▸ COLLECTED DATA
◇ ◇ ◇ ◇ ◇

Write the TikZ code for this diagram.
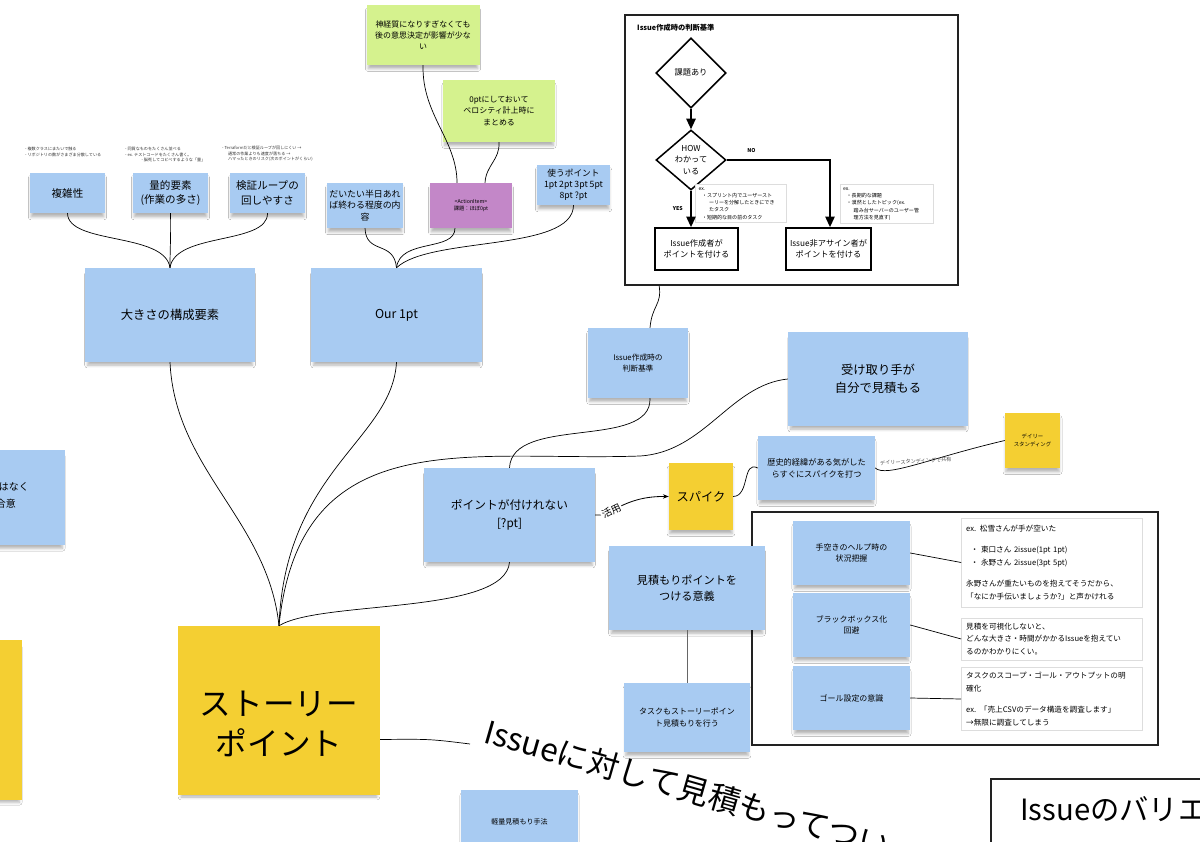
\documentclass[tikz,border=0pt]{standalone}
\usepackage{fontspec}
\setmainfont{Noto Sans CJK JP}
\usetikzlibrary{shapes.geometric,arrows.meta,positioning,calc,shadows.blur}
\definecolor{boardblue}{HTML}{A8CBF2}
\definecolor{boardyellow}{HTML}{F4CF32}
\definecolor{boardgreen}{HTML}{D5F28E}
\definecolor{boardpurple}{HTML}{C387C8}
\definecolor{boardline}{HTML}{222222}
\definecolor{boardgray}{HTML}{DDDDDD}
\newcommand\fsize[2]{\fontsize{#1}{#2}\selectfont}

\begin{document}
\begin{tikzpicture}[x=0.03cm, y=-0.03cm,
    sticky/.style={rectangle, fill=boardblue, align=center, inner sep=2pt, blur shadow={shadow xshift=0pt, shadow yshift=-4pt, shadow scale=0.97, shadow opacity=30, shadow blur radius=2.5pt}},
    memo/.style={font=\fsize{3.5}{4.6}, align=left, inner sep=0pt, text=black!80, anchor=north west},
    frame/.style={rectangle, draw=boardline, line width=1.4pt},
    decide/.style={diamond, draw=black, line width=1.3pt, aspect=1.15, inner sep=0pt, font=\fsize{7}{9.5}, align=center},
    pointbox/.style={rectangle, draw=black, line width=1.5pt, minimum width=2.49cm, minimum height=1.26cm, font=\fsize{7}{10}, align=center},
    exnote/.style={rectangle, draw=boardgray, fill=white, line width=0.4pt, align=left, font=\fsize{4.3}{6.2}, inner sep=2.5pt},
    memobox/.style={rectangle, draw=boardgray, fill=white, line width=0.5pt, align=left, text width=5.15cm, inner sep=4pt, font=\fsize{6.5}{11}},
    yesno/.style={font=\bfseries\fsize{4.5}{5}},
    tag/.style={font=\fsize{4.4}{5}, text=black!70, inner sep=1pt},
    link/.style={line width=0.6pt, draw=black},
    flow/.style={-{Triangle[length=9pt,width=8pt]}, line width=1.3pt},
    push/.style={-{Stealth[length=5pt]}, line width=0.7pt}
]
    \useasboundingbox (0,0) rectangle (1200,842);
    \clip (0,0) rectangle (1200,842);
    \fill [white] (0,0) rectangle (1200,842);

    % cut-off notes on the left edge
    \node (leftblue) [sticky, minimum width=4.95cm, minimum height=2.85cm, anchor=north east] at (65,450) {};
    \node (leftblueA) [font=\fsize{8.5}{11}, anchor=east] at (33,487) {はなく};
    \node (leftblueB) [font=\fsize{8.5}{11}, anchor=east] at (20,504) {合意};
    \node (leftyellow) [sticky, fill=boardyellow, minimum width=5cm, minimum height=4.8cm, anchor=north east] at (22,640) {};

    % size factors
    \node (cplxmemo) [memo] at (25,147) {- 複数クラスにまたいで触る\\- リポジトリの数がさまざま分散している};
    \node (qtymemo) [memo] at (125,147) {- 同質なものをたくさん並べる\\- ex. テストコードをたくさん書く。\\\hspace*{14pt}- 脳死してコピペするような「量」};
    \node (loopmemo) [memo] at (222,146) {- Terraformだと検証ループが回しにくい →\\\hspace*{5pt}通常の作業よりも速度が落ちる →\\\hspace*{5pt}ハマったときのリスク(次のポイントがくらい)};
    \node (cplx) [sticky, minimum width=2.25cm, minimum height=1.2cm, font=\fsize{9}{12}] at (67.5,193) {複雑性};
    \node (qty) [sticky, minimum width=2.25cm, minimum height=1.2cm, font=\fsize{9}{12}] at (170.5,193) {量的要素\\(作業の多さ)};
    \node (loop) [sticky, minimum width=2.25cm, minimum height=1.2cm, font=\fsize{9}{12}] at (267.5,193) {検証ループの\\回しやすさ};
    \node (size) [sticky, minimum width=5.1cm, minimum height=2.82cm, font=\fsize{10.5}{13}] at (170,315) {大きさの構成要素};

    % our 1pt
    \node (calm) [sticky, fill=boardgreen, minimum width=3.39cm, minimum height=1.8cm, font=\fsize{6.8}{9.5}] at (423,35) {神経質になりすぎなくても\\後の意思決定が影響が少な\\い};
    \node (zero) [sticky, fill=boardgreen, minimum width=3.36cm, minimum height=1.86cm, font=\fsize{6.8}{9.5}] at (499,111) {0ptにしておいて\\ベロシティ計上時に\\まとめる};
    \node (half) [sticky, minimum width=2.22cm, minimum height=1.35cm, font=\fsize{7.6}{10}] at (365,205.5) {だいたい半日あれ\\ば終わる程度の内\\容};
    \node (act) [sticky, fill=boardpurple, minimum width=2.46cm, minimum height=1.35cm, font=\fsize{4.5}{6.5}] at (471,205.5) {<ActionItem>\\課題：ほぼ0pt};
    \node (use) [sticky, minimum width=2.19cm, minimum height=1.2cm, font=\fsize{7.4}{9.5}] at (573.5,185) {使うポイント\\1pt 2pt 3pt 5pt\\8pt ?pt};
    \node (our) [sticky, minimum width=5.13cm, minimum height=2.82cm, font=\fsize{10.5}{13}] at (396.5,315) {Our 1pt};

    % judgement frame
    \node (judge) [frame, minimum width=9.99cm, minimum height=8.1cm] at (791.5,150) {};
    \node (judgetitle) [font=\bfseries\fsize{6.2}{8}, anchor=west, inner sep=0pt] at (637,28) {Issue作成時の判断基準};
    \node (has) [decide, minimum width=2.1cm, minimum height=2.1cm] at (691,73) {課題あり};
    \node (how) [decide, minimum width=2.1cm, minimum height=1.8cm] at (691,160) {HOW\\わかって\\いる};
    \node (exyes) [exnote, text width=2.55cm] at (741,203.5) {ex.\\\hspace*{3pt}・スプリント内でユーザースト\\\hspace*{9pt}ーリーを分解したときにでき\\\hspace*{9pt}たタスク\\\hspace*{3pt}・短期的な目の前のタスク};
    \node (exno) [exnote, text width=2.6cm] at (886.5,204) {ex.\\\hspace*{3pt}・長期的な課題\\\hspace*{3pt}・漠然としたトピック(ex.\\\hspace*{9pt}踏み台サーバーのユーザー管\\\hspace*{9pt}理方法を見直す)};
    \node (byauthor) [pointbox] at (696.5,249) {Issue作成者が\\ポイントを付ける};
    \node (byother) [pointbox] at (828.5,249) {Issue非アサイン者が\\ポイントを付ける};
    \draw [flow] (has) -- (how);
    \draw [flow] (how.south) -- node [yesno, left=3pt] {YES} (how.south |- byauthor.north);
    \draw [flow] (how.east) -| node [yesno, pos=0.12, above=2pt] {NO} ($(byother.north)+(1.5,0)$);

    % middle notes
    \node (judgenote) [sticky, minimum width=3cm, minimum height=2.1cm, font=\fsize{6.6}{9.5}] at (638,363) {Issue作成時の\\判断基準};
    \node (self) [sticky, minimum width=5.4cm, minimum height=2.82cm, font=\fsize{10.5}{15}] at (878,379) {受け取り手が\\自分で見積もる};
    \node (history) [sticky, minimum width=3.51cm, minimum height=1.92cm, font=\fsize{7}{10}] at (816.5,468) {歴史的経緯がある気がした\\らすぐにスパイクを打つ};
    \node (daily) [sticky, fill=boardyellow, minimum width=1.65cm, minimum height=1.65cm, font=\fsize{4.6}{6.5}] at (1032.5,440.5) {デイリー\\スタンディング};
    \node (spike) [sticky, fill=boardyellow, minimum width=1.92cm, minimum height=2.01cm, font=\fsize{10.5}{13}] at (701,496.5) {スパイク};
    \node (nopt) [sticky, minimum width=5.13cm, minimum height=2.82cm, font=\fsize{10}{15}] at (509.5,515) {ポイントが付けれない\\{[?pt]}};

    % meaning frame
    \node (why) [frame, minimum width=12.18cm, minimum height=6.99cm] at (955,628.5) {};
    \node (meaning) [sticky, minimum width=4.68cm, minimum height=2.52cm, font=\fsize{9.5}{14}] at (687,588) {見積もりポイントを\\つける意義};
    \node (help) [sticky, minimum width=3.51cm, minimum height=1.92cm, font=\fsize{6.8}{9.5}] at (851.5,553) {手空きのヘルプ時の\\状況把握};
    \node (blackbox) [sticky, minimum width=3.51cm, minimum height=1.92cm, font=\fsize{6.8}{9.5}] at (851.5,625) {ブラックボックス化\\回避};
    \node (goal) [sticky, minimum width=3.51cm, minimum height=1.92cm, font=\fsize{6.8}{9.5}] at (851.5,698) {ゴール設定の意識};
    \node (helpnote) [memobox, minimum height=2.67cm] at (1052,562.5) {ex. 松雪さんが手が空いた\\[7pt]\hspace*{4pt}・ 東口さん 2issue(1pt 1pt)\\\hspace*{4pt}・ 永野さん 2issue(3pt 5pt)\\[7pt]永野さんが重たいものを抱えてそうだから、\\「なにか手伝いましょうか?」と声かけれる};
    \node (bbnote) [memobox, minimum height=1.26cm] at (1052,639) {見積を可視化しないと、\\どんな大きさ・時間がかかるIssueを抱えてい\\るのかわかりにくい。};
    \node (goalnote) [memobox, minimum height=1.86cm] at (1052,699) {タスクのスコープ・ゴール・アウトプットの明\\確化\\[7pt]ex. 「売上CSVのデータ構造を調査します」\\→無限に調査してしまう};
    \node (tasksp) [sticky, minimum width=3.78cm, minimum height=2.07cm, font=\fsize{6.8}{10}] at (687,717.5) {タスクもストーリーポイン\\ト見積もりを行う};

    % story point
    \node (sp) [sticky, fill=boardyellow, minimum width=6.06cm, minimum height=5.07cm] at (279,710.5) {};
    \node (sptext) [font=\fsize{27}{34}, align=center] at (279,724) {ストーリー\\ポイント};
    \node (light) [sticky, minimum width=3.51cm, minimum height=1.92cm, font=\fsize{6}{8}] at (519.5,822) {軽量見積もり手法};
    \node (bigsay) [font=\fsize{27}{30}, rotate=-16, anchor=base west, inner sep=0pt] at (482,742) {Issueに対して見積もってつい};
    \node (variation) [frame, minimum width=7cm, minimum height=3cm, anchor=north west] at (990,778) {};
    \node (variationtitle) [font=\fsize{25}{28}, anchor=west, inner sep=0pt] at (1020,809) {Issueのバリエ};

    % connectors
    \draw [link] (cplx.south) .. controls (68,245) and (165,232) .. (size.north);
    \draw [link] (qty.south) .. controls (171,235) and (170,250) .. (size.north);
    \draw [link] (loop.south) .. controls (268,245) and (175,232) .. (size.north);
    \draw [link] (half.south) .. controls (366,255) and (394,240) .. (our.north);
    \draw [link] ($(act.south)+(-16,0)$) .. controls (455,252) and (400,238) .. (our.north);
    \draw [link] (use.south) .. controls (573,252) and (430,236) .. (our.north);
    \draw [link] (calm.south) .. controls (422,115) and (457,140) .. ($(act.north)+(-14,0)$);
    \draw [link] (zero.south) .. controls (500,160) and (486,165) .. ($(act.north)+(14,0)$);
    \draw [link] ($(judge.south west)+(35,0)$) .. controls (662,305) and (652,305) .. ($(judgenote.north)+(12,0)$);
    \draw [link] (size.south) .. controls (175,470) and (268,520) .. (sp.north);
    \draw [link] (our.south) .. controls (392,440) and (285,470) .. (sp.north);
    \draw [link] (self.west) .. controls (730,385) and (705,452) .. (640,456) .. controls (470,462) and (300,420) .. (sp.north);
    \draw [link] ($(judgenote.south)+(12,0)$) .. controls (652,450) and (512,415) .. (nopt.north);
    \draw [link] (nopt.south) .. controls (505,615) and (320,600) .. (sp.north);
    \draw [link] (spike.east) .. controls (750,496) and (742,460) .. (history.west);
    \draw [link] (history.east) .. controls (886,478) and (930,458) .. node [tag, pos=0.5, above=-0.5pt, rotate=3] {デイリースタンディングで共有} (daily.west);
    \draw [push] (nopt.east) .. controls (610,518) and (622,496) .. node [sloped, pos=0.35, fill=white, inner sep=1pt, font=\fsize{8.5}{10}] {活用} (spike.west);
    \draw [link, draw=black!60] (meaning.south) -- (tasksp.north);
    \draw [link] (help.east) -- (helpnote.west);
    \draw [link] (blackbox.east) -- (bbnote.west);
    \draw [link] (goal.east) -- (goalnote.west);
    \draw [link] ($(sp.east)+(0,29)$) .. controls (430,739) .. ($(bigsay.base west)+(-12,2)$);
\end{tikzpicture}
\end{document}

◇ ◇ ◇ ◇ ◇

▸ JOB
Give again, word for word, every line from the top of the data through the line with "[white] (0,0) rectangle (1200,842);", both ends included, and exclude the pictures.

▸ COMPLETED EXERCISE
Write the TikZ code for this diagram.
\documentclass[tikz,border=0pt]{standalone}
\usepackage{fontspec}
\setmainfont{Noto Sans CJK JP}
\usetikzlibrary{shapes.geometric,arrows.meta,positioning,calc,shadows.blur}
\definecolor{boardblue}{HTML}{A8CBF2}
\definecolor{boardyellow}{HTML}{F4CF32}
\definecolor{boardgreen}{HTML}{D5F28E}
\definecolor{boardpurple}{HTML}{C387C8}
\definecolor{boardline}{HTML}{222222}
\definecolor{boardgray}{HTML}{DDDDDD}
\newcommand\fsize[2]{\fontsize{#1}{#2}\selectfont}

\begin{document}
\begin{tikzpicture}[x=0.03cm, y=-0.03cm,
    sticky/.style={rectangle, fill=boardblue, align=center, inner sep=2pt, blur shadow={shadow xshift=0pt, shadow yshift=-4pt, shadow scale=0.97, shadow opacity=30, shadow blur radius=2.5pt}},
    memo/.style={font=\fsize{3.5}{4.6}, align=left, inner sep=0pt, text=black!80, anchor=north west},
    frame/.style={rectangle, draw=boardline, line width=1.4pt},
    decide/.style={diamond, draw=black, line width=1.3pt, aspect=1.15, inner sep=0pt, font=\fsize{7}{9.5}, align=center},
    pointbox/.style={rectangle, draw=black, line width=1.5pt, minimum width=2.49cm, minimum height=1.26cm, font=\fsize{7}{10}, align=center},
    exnote/.style={rectangle, draw=boardgray, fill=white, line width=0.4pt, align=left, font=\fsize{4.3}{6.2}, inner sep=2.5pt},
    memobox/.style={rectangle, draw=boardgray, fill=white, line width=0.5pt, align=left, text width=5.15cm, inner sep=4pt, font=\fsize{6.5}{11}},
    yesno/.style={font=\bfseries\fsize{4.5}{5}},
    tag/.style={font=\fsize{4.4}{5}, text=black!70, inner sep=1pt},
    link/.style={line width=0.6pt, draw=black},
    flow/.style={-{Triangle[length=9pt,width=8pt]}, line width=1.3pt},
    push/.style={-{Stealth[length=5pt]}, line width=0.7pt}
]
    \useasboundingbox (0,0) rectangle (1200,842);
    \clip (0,0) rectangle (1200,842);
    \fill [white] (0,0) rectangle (1200,842);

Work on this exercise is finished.